The investors who move the world’s capital—the BlackRocks and the Vanguards—have already decided that climate data is financial data. They aren't waiting for the government to tell them what to do; they are the ones who asked for these rules in the first place. They want a level playing field. They want to know who is built to last and who is just a beautiful facade.
The Ghost in the Ledger Finds a Voice
Back in that Manhattan conference room, Sarah, the CFO, finally looks up from her report. She realizes she can't just delete the Gulf Coast warehouse from her mind. She has to decide: does she invest in sea walls and elevated infrastructure now, or does she wait and report the declining value of the asset to her shareholders next year?
She chooses to invest. Not because she suddenly became an environmentalist, but because for the first time, her duty to the planet and her duty to her shareholders are finally pointed in the same direction.
The "invisible ledger" is becoming visible. We are finally starting to count the things that actually count. It’s a quiet revolution, told in the footnotes of financial statements and the dry prose of regulatory filings, but its impact will be felt in every city, every port, and every retirement account on the globe.
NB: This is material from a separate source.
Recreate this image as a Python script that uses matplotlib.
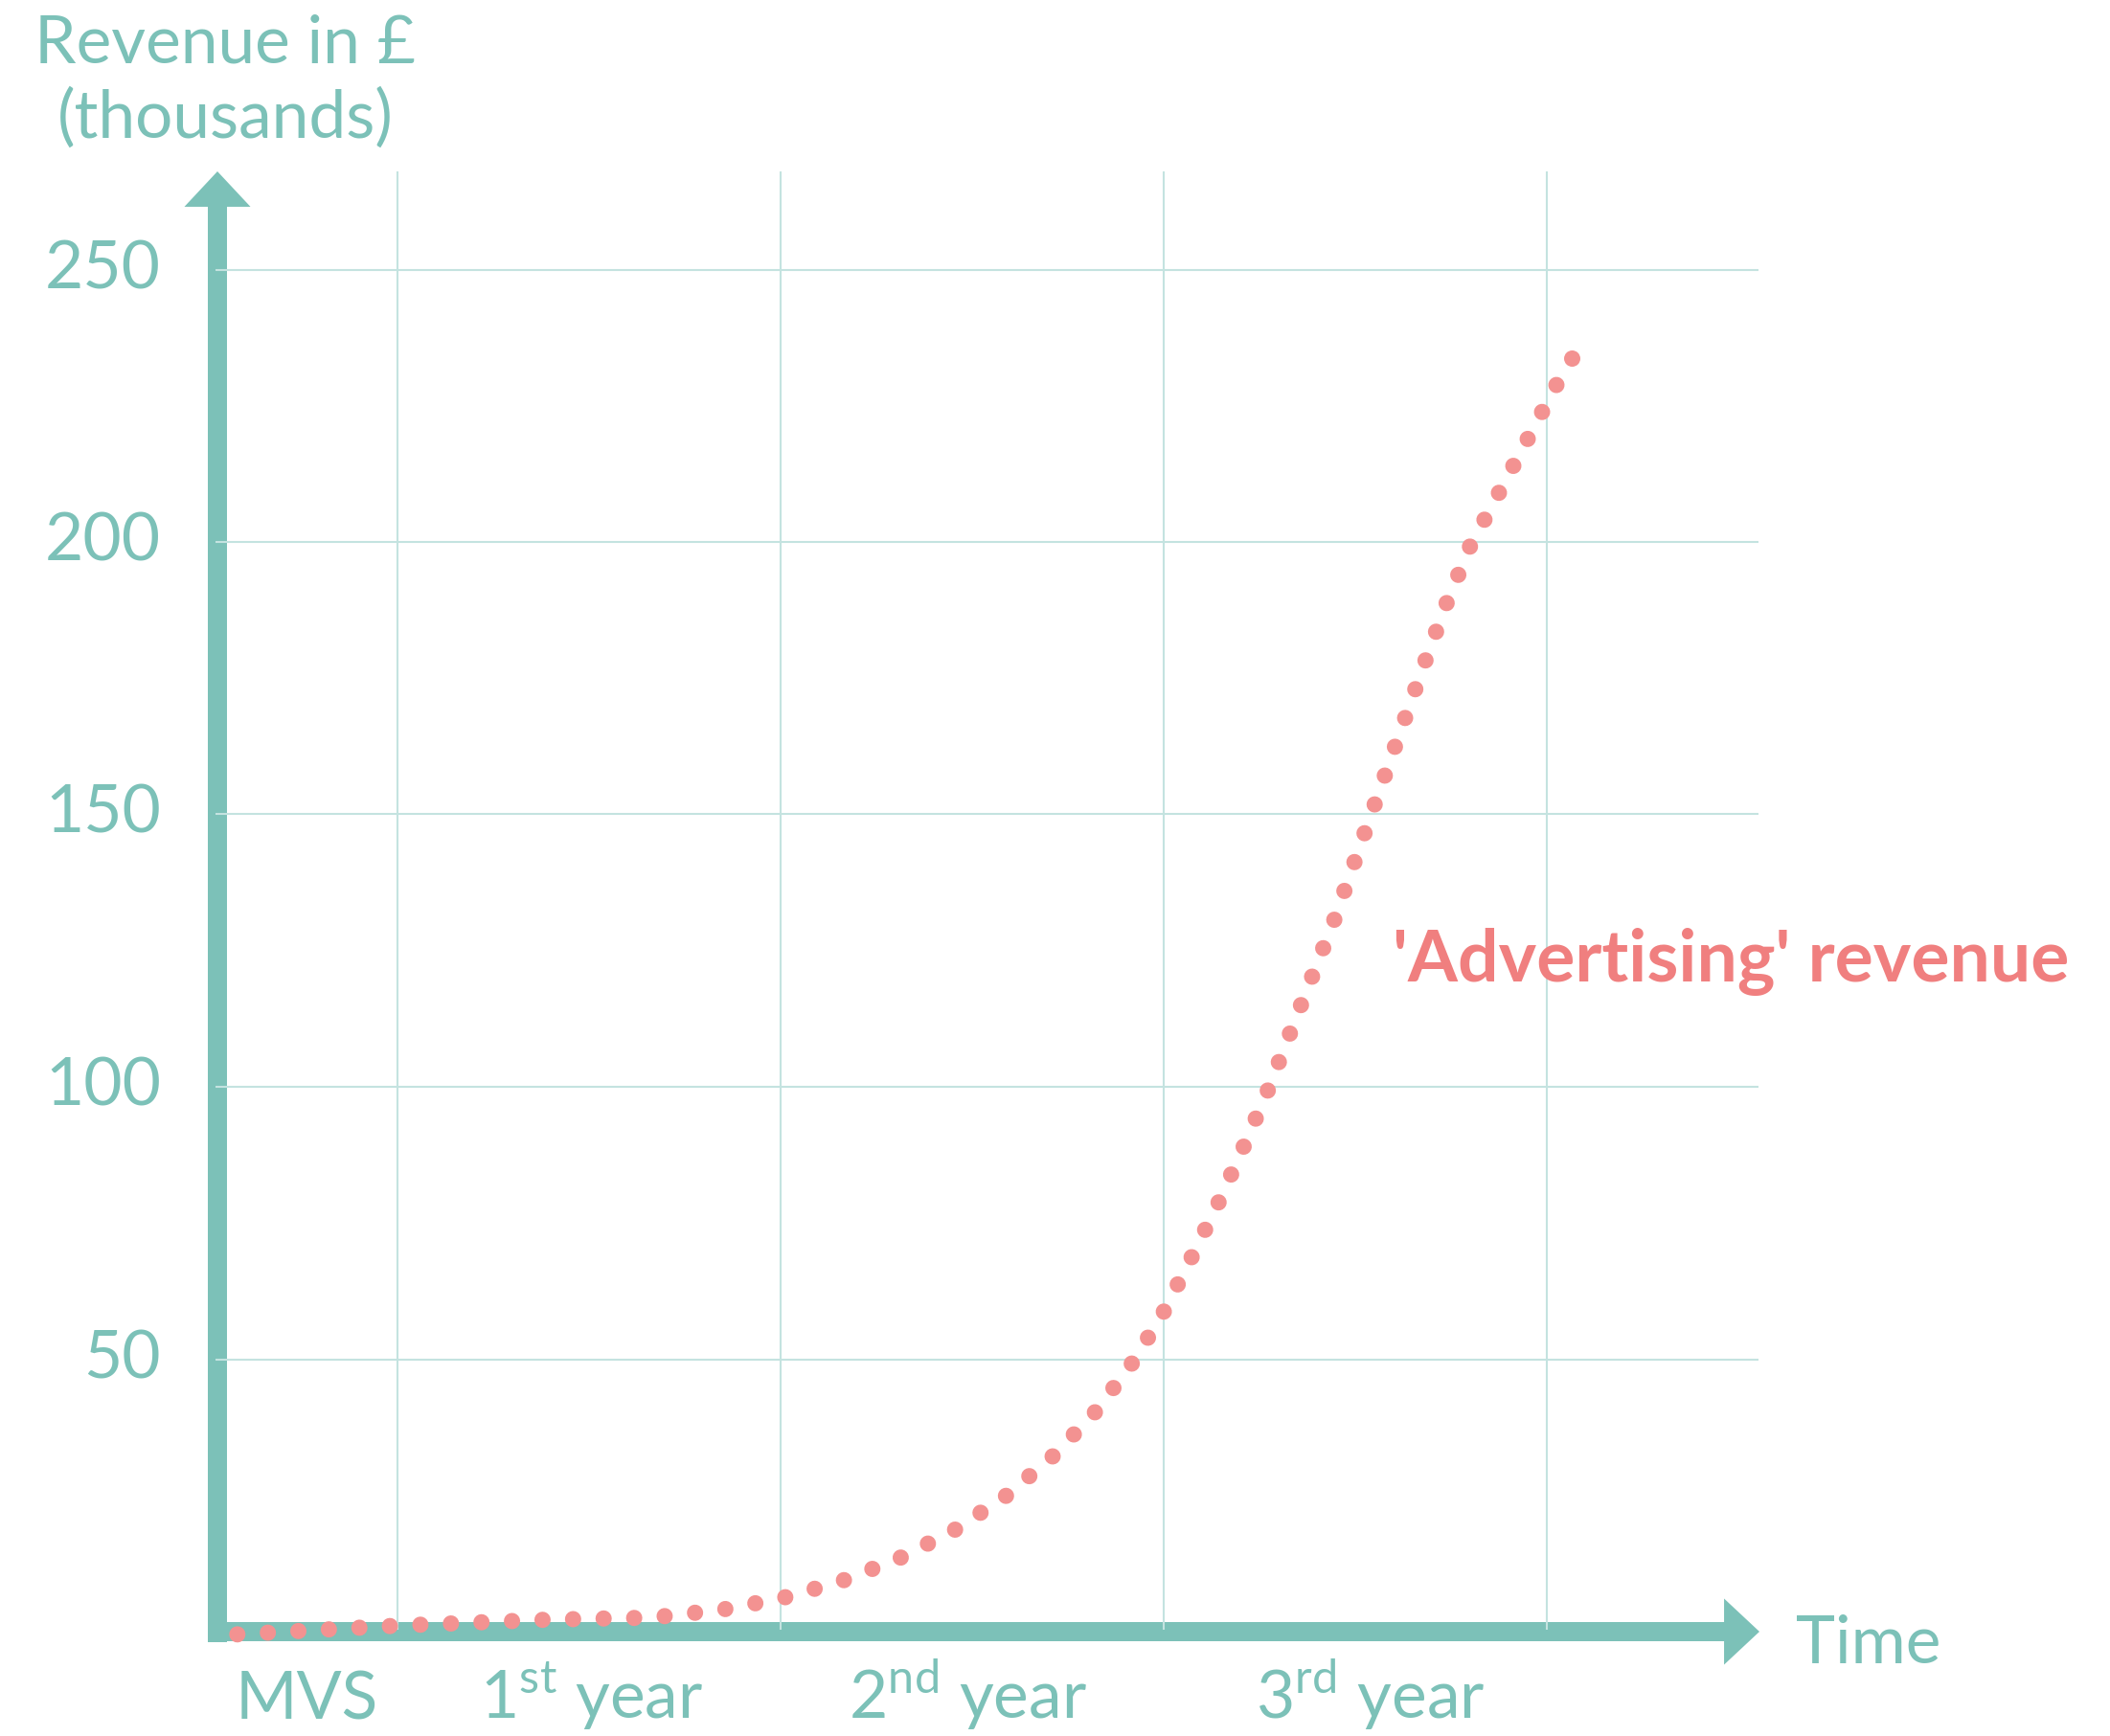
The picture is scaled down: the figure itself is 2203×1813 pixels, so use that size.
import matplotlib
matplotlib.use("Agg")
import numpy as np
import matplotlib.pyplot as plt
from matplotlib.patches import FancyArrowPatch
from matplotlib import font_manager

# ---- data -------------------------------------------------------------
# time in years (0 = end of MVS phase), revenue in £ thousands
time_years = [-0.418, 0.0, 0.376, 0.525, 0.604, 0.685, 0.845, 1.004, 1.16,
              1.311, 1.455, 1.590, 1.714, 1.825, 1.923, 2.000, 2.072, 2.142,
              2.208, 2.271, 2.36, 2.445, 2.524, 2.603, 2.683, 2.738, 2.799,
              2.868, 2.947, 3.025, 3.064]
revenue_k = [-0.5, 1.1, 2.16, 2.40, 2.46, 2.75, 4.0, 6.15, 9.3,
             13.5, 18.7, 25.0, 32.4, 40.6, 49.8, 58.7, 68.6, 78.6,
             88.9, 99.2, 115.3, 130.6, 146.5, 162.3, 178.2, 188.7, 199.1,
             208.1, 218.5, 228.8, 233.7]

y_ticks = [50, 100, 150, 200, 250]
x_grid = [0, 1, 2, 3]
period_labels = ["MVS", "1$^{\\mathregular{st}}$ year",
                 "2$^{\\mathregular{nd}}$ year", "3$^{\\mathregular{rd}}$ year"]
period_pos = [-0.2375, 0.5075, 1.4875, 2.54]

# ---- style ------------------------------------------------------------
TEAL = "#7cc1b8"
GRID = "#c4e3e0"
DOT = "#f39291"
NOTE = "#f07f7f"

names = {f.name for f in font_manager.fontManager.ttflist}
FONT = "Lato" if "Lato" in names else "DejaVu Sans"
plt.rcParams["font.family"] = [FONT, "DejaVu Sans"]
plt.rcParams["mathtext.fontset"] = "custom"
plt.rcParams["mathtext.rm"] = FONT
FS = 50

W, H, DPI = 2203, 1813, 100
fig = plt.figure(figsize=(W / DPI, H / DPI), dpi=DPI)
ax = fig.add_axes([0, 0, 1, 1])
ax.set_axis_off()

# 400 px per year, 5.69 px per thousand; value origin 1704 px from the top
px_x, px_y = 400.0, 5.69
x0 = -415 / px_x
y0 = -(H - 1704) / px_y
ax.set_xlim(x0, x0 + W / px_x)
ax.set_ylim(y0, y0 + H / px_y)


def py(p):
    return (1704 - p) / px_y


def pxx(p):
    return (p - 415) / px_x


# grid
grid_left, grid_right = pxx(225), pxx(1836)
for v in y_ticks:
    ax.plot([grid_left, grid_right], [v, v], color=GRID, lw=1.5, zorder=2,
            solid_capstyle="butt")
for g in x_grid:
    ax.plot([g, g], [py(1702), py(179)], color=GRID, lw=1.5, zorder=2,
            solid_capstyle="butt")

# axis arrows
arrow_style = "simple,tail_width=14.4,head_width=49.7,head_length=26.6"
ax_x = pxx(227)
ax.add_patch(FancyArrowPatch((ax_x, py(1715)), (ax_x, py(179)),
                             arrowstyle=arrow_style, mutation_scale=1,
                             color=TEAL, lw=0, shrinkA=0, shrinkB=0, zorder=1))
ax.add_patch(FancyArrowPatch((pxx(217), 0), (pxx(1837), 0),
                             arrowstyle=arrow_style, mutation_scale=1,
                             color=TEAL, lw=0, shrinkA=0, shrinkB=0, zorder=1))

# revenue curve as a dotted line; the dot pitch is tuned so that a dot
# falls on both ends of the curve
dot_px = 17.0
pts = ax.transData.transform(np.column_stack([time_years, revenue_k]))
length_px = np.sum(np.hypot(*np.diff(pts, axis=0).T))
n_gaps = max(1, round(length_px / 31.7))
pitch = (length_px / n_gaps) / dot_px
dot_lw = dot_px * 72 / DPI
ax.plot(time_years, revenue_k, color=DOT, lw=dot_lw,
        linestyle=(0, (0.001, pitch - 0.001)), dash_capstyle="round",
        zorder=4)
ax.plot([time_years[-1]], [revenue_k[-1]], "o", color=DOT,
        markersize=dot_lw, markeredgewidth=0, zorder=4)

# value labels
for v in y_ticks:
    ax.text(pxx(168), v, str(v), ha="right", va="center", fontsize=FS,
            color=TEAL)

ax.text(pxx(235), py(65), "Revenue in £", ha="center", va="baseline",
        fontsize=FS, color=TEAL)
ax.text(pxx(235), py(144), "(thousands)", ha="center", va="baseline",
        fontsize=FS, color=TEAL)

for pos, lab in zip(period_pos, period_labels):
    ax.text(pos, py(1795), lab, ha="center", va="baseline", fontsize=FS,
            color=TEAL)

ax.text(pxx(1875), py(1737), "Time", ha="left", va="baseline", fontsize=FS,
        color=TEAL)

ax.text(pxx(1454), py(1025), "'Advertising' revenue", ha="left",
        va="baseline", fontsize=FS + 4, color=NOTE, fontweight="bold")

fig.savefig("out.png", dpi=DPI, facecolor="white")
We are finally learning that you cannot manage what you do not measure. And we have finally started to take the measure of our future.
The lights in the office stayed on late that night. Outside, the tide in the New York Harbor crept a few millimeters higher, indifferent to the regulations being debated above. But for the first time in history, the people inside were finally, officially, watching the water.